Driving instructors teach learner drivers how to drive well enough to pass their driving test. They prepare learners for both the theory test and the on-road practical driving test. They are also called Approved Driving Instructors (ADIs).
Most driving instructors use a specially adapted car with dual controls to train the learner driver. You could be:
planning each lesson and each route to suit the individual learner driver
sitting next to the learner driver throughout the lesson and directing which way to go
explaining how to use the vehicle controls and, when necessary, taking over using the dual controls
describing how to do various manoeuvres, such as reversing or turning in the road
demonstrating how to carry out basic mechanical procedures such as checking the oil level or changing a tyre
explaining how to deal with different situations, such as roundabouts or traffic lights
explaining how to handle the vehicle on different types of roads and in different weather conditions
teaching the Highway Code, safety awareness and observation skills
assessing when the learner is ready for the test and then arranging it with the test centre.
Specialist driving instructors teach people to drive large goods vehicles (LGVs) or passenger carrying vehicles (PCVs).

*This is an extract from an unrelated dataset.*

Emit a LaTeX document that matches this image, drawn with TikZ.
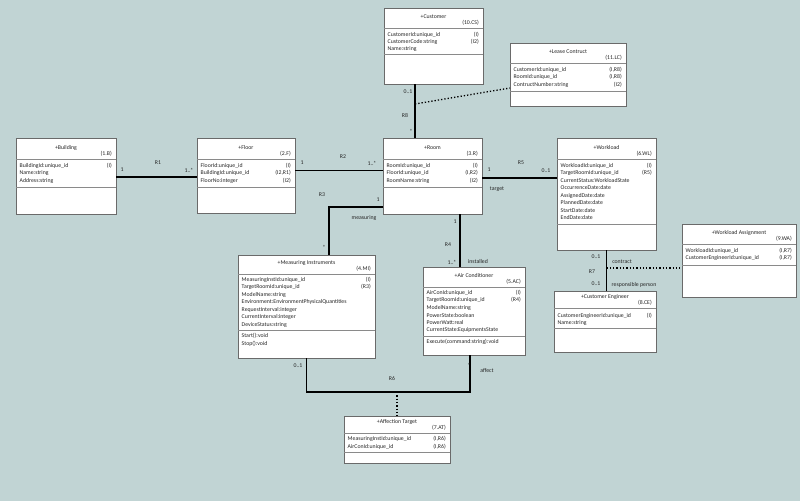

The figures below are only a guide. Actual pay rates may vary, depending on:
where you work
the size of the company or organisation you work for
the demand for the job.
Most ADIs work on a freelance basis, either setting up their own business or running a franchise with an already established company. This means that income varies according to number of clients and hours worked. Average hourly rates charged is around £25 an hour; expenses such as car maintenance would have to be deducted from this amount. Instructors may have to buy or lease their own dual-control car.
Some driving instructors are employed by a driving school, but most work on a franchise basis for a driving school or are self-employed.
You work varied and irregular hours, including evenings and weekends.
In some cases the learner comes to the driving school for the lesson but in other cases the instructor has to collect the learner at home or work.
You spend most of your time sitting in the confined space of the instruction car.
You have to make sure that the car is clean and comfortable.
If you are self-employed you would need to buy or lease your own car and make sure it meets the requirements of the Driver and Vehicle Standards Agency (DVSA).
You have to teach people who may be nervous and require reassurance.
The work can be stressful at times, and there is a risk of being involved in traffic accidents.
To be a driving instructor your name must be on the Register of Approved Driving Instructors (ADI), or you must hold a trainee's 'Licence to give instruction'. These arrangements are administered by the DVSA, an executive agency of the Department of Transport, under the provisions of the Road Traffic Act 1988.
A good general education is useful.
You must be at least 21 years of age to accompany a learner driver, but you can apply to start the qualifying process six months before your 21st birthday.
You must hold a full UK or European Union car driving licence.
You must have held your licence for at least three years before joining the register, although you can start the qualifying process six months before the third anniversary of obtaining your licence.
If you have ever been disqualified from driving, have six or more penalty points or have been convicted of any non-motoring offences then your application may be refused.
You must pass all three parts of the qualifying examination set by the DVSA and apply for registration within twelve months of passing the final part of the examination. You can apply for a trainee driving instructor licence after passing part 2, which last for 6 months.
You'll have at least one standards check and must renew your registration every four years.
If you have a disability which restricts your licence to automatics you can still train to be an instructor by obtaining the Emergency Control Certificate for Disabled Drivers.
You will require a satisfactory criminal record check from Disclosure Scotland to show that you are suitable for this type of work. Contact Disclosure Scotland for details on the type you would need.
assertive enough to give constructive feedback and advice
aware of road safety issues
business-minded, if self-employed.
You need to have:
a thorough knowledge of the Highway Code
good communications skills, including the ability to explain things in simple terms
You should choose a training organisation which is listed by the DVSA in the Official Register of Driving Instructor Training (ORDIT).
The qualifying examination for entry to the Register of Approved Driving Instructors is in three parts: a computer-based theory test, a practical test of your driving ability and a practical test of your ability to instruct learners.
You must take the three parts of the examination in the above order, and you must complete the whole examination within two years of passing the theory test.
Once you are qualified, you would be able to take further courses provided by the Driving Instructors Association (DIA), such as the Diploma in Driver Education (DipDE).
With experience, an instructor can progress to become a senior instructor and perhaps a driving school manager.
Alternatively, you could become a self-employed driving instructor and perhaps set up your own driving school.
You might decide to become a driving examiner.
You can download a free document on training and qualifications from the DVSA website, 'Guide to the Approved Driving Instructor (ADI) Register’. See the DVSA website for more information.
The DVSA replaced the Driving Standards Agency (DSA) in April 2014. Its aim is to promote road safety through improving driving standards, testing drivers, motorcyclists and driving instructors, maintaining the registers of Approved Driving Instructors and Large Goods Vehicle Instructors and supervising training for learner motorcyclists.